### Aim of the exercise
Every line holding the string "React" should be gathered.

### Input data

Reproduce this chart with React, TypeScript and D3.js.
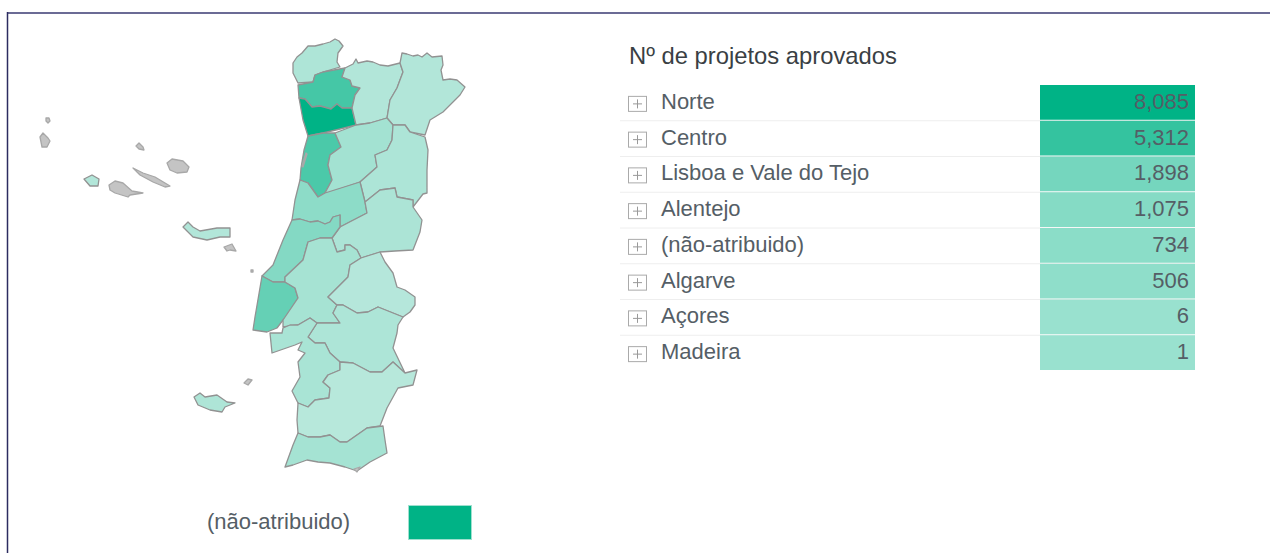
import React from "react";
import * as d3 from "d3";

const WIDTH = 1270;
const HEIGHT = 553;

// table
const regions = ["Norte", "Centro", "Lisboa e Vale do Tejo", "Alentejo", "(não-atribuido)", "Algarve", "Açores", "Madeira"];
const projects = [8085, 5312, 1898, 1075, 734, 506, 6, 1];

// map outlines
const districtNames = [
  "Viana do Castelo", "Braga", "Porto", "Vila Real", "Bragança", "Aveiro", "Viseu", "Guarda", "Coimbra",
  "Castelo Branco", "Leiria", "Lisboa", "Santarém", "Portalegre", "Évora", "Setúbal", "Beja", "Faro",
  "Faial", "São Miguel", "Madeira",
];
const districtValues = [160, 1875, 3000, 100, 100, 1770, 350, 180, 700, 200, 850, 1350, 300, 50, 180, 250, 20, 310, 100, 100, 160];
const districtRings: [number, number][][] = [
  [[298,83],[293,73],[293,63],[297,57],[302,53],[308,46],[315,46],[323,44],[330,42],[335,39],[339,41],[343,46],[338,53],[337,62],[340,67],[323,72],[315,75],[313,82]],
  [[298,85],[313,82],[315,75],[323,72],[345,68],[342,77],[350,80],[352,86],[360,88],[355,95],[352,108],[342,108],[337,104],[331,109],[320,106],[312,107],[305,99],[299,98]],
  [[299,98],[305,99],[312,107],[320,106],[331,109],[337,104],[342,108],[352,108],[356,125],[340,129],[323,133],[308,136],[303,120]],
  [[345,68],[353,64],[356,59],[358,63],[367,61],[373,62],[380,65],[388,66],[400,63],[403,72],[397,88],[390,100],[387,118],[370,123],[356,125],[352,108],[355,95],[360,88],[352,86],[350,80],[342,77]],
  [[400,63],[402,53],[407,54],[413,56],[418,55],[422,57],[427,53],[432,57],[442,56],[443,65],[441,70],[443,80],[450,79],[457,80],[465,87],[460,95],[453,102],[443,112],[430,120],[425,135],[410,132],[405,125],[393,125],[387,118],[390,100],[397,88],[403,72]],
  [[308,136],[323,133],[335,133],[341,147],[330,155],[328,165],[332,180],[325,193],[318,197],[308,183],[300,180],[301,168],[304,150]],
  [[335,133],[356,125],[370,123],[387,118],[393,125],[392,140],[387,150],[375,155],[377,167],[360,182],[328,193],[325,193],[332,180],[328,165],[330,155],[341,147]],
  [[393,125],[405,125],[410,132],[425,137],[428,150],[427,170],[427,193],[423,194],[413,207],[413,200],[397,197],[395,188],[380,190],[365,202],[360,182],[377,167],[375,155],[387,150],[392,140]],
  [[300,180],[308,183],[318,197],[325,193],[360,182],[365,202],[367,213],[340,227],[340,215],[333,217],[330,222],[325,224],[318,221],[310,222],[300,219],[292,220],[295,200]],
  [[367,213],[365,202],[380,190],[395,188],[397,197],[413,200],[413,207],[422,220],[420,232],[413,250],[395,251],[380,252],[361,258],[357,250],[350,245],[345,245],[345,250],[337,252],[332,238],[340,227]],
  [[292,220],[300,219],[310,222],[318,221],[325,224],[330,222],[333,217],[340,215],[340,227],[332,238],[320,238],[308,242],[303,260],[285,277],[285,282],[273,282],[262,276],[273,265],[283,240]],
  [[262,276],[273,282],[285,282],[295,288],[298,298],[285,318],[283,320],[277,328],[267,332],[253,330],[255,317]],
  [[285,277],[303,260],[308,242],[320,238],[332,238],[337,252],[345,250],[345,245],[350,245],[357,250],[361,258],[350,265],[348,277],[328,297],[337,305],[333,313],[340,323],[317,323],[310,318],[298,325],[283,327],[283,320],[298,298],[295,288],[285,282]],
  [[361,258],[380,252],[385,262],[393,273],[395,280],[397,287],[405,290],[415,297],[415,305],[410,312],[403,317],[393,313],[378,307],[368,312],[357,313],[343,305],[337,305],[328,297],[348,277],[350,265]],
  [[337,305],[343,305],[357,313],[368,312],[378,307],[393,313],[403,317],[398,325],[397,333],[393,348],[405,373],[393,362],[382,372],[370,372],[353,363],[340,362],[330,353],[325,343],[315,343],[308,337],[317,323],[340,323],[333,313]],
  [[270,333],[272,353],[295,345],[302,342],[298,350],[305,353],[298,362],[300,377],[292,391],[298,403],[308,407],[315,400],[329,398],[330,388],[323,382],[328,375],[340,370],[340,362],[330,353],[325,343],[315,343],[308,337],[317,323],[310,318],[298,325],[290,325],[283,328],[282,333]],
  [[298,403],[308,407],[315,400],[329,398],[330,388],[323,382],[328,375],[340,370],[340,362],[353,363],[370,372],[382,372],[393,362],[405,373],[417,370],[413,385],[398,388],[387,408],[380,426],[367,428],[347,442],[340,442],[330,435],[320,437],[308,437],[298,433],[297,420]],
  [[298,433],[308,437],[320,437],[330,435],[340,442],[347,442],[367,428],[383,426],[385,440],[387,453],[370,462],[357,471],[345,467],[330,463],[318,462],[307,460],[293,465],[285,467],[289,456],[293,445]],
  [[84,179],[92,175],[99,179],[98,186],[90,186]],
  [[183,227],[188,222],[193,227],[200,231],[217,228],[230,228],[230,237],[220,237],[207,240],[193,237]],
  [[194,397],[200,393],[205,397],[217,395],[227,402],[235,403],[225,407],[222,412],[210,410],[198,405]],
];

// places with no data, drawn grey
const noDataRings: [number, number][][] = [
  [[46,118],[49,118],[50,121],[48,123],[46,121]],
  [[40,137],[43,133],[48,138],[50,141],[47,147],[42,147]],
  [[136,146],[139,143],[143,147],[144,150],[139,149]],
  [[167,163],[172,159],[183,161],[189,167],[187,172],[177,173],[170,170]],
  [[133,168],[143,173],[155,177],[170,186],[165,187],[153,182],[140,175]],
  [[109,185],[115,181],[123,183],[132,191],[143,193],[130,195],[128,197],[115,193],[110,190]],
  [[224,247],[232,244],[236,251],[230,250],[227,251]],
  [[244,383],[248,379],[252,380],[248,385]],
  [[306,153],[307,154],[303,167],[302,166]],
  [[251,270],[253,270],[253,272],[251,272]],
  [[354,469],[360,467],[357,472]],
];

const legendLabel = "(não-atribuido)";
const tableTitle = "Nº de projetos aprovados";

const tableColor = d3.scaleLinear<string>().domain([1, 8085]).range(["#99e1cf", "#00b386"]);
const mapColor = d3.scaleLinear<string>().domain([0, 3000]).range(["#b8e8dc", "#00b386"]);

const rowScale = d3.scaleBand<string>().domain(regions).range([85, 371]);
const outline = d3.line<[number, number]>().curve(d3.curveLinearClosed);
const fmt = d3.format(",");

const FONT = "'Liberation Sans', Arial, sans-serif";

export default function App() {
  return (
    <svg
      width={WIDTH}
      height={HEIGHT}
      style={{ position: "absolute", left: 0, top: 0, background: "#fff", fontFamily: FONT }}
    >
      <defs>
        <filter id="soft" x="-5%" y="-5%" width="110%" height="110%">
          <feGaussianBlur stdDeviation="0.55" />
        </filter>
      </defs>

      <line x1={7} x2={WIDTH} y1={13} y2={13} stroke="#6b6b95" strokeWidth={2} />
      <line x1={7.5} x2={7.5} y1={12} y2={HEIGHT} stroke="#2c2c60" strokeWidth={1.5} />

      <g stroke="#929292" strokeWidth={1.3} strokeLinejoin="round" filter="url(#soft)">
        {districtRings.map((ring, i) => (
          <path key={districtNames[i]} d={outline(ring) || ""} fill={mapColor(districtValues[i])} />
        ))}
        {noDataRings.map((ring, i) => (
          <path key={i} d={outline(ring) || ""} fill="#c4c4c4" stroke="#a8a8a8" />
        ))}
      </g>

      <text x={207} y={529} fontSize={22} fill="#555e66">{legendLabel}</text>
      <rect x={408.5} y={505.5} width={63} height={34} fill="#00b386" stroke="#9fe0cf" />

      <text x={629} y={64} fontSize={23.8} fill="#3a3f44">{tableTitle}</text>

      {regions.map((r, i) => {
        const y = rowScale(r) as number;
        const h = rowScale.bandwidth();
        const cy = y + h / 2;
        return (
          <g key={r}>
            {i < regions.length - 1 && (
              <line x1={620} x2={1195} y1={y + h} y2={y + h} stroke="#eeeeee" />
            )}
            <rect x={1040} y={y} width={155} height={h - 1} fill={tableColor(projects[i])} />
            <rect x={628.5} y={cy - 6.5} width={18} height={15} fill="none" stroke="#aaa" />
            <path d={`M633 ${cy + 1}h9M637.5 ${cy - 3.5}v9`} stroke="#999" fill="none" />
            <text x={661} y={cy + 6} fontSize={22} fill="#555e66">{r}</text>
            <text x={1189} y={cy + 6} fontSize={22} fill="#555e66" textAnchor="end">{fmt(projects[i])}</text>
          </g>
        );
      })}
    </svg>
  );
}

--

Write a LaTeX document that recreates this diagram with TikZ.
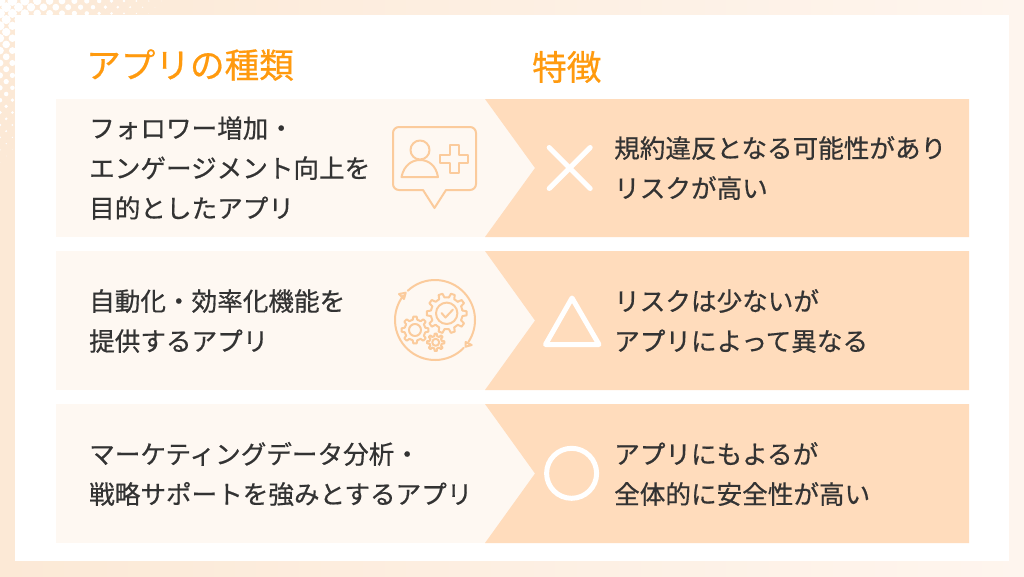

### Result of the exercise
Reproduce this chart with React, TypeScript and D3.js.
import React from "react";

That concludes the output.